The end result was a production which showed little but disrespect for those it was seemingly meant to celebrate. Whole categories were omitted from the broadcast, leaving nominees in the audience utterly confused as to why they even attended. Mark Hamill — fresh off his apparent farewell performance as the Joker in “Batman: Arkham City” — was completely unaware that his award for Best Voice-Acting (Male) had even been announced.

“Don’t mind losing but I’d like to know when it happens,” Hamill, who had been stuck in the bleacher seats, said on Twitter.

All of this, and we haven’t even gotten to talking about the production’s ridiculous celebrity cameos (Charlie Sheen, everyone?) and terrible comedy writing, none of which raised its standing in the eyes of the world one iota.

Gaming deserves — needs — better. Here are a few quick suggestions to Spike’s producers for next year:

1. More Awards Presented On Air. This one seems obvious, given the word “award” is so prominent in the title, and words like “commercials” and “lame comedy” are nowhere to be seen. If you don’t take the trophies you’re handing out seriously, why should anyone else?

2. A Better Voting System to Determine Recipients. As of right now, the majority of the VGAs are determined by an “Advisory Counsel” of 25 gaming journalists. No actual gaming professionals are involved in choosing winners. This stands in contrast to, oh, every other award ceremony in existence — Oscars, Emmys, Grammys, Tonys — whose voters are made up of people who actually work in the industry being honored. Why don’t game designers get the same consideration?

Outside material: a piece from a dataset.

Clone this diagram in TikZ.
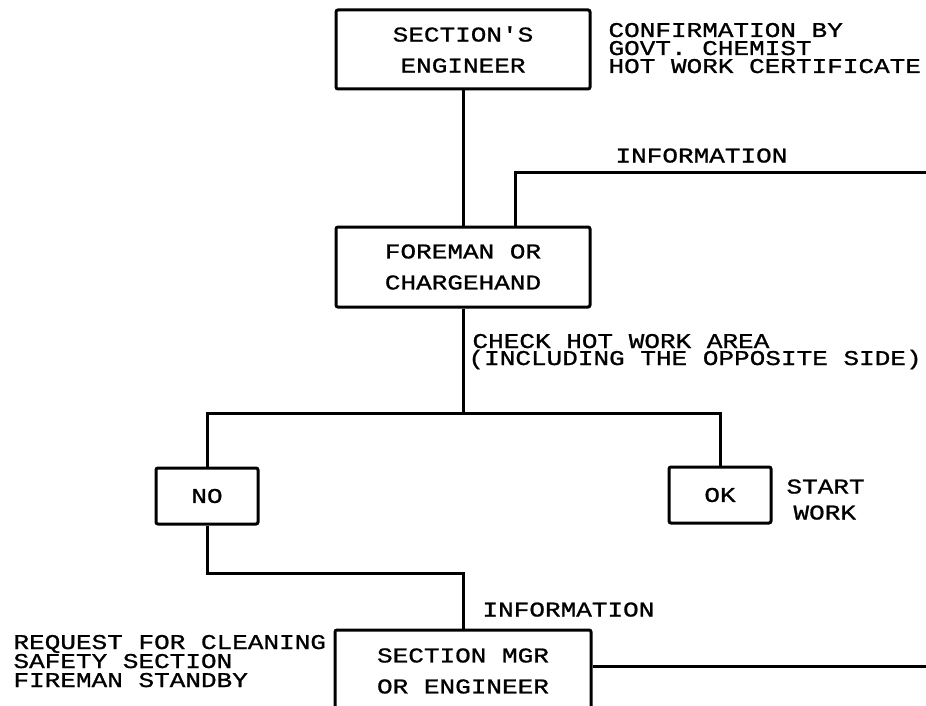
\documentclass[tikz,border=0pt]{standalone}
\usepackage{fontspec}
\newfontfamily\tw[FakeStretch=1.24,FakeBold=1]{Liberation Mono}
\begin{document}
\begin{tikzpicture}[x=1pt,y=-1pt,
  line width=3pt,
  box/.style={draw, line width=3pt, rounded corners=2pt, inner sep=0pt, align=center,
    font=\tw\fontsize{21}{31}\selectfont},
  txt/.style={font=\tw\fontsize{21}{16}\selectfont, inner sep=0pt, anchor=base west},
]
\path[use as bounding box, fill=white] (0,0) rectangle (926,706);
\begin{scope}
\clip (0,0) rectangle (926,706);
% boxes
\node[box, minimum width=254pt, minimum height=79pt] (eng) at (463,49.5) {SECTION'S\\ENGINEER};
\node[box, minimum width=254pt, minimum height=80pt] (fore) at (463,267) {FOREMAN OR\\CHARGEHAND};
\node[box, minimum width=102pt, minimum height=56pt] (no) at (207,496) {NO};
\node[box, minimum width=102pt, minimum height=56pt] (ok) at (720,495) {OK};
\node[box, minimum width=256pt, minimum height=82pt] (mgr) at (463,671) {SECTION MGR\\OR ENGINEER};
% free ends and junctions
\coordinate (infoR) at (930,172);
\coordinate (br) at (463,413);
\coordinate (jn) at (463,573);
\coordinate (mgrR) at (930,666);
% connectors
\draw (eng.south) -- (fore.north);
\draw ([xshift=52pt]fore.north) |- (infoR);
\draw (fore.south) -- (br);
\draw (no.north) |- (br) -| (ok.north);
\draw (no.south) |- (jn) -- (mgr.north);
\draw (mgr.east |- mgrR) -- (mgrR);
% texts
\node[txt] (conf1) at (607,37) {CONFIRMATION BY};
\node[txt] (conf2) at (607,55) {GOVT. CHEMIST};
\node[txt] (conf3) at (607,73) {HOT WORK CERTIFICATE};
\node[txt] (info1) at (614,162.5) {INFORMATION};
\node[txt] (chk1) at (471,348) {CHECK HOT WORK AREA};
\node[txt] (chk2) at (467,365) {(INCLUDING THE OPPOSITE SIDE)};
\node[txt] (start) at (785,493.5) {START};
\node[txt] (work) at (792,519.5) {WORK};
\node[txt] (info2) at (481,616.5) {INFORMATION};
\node[txt] (req1) at (12,649) {REQUEST FOR CLEANING};
\node[txt] (req2) at (12,668) {SAFETY SECTION};
\node[txt] (req3) at (12,687) {FIREMAN STANDBY};
\end{scope}
\end{tikzpicture}
\end{document}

3. Seriously Limit the Number of Trailers/Commercials/Announcements. The gaming industry already has many, many platforms to get the word out on the latest and greatest. No one would mind a few plugs for upcoming titles (especially highly anticipated ones), but devoting countless minutes to plugging games that won’t see the light of day for months or years to come just feels shameless on a production that is superficially meant to honor the best of the year that has passed. Stop trying to make the VGAs feel like little more than an extended press conference.

4. Fire the Writers. Or, at the very least, get their heads out of the gutter. The show’s purile sense of humor only reinforces the public’s perception that gamers are immature, slack-jawed delinquents, and once again undercuts any notion that we are to take any of the evening’s events seriously. Even if Mark Hamill had won the award he was nominated for, how was he supposed to feel honored by being gifted it at a show as juvenile as this?

5. Gaming Can Be Awesome. Celebrate That. Say what you will about the Oscars, but the ceremony at least feels like a genuine tribute to the wonder of the cinema. The show tries to get across to its audience the majesty of what can be accomplished on the silver screen. I firmly believe gaming can summon up the same level of emotions from its players. What about the VGAs even remotely hints at that fact? What I find most offensive about this pointless, immature production is how the true greatness that can be found in games is an utter afterthought, leading one to question if those behind the ceremony have ever played at all.

Gaming has grown into an important part of the pop culture landscape. It’s time for the awards which “honor” it to grow up, too.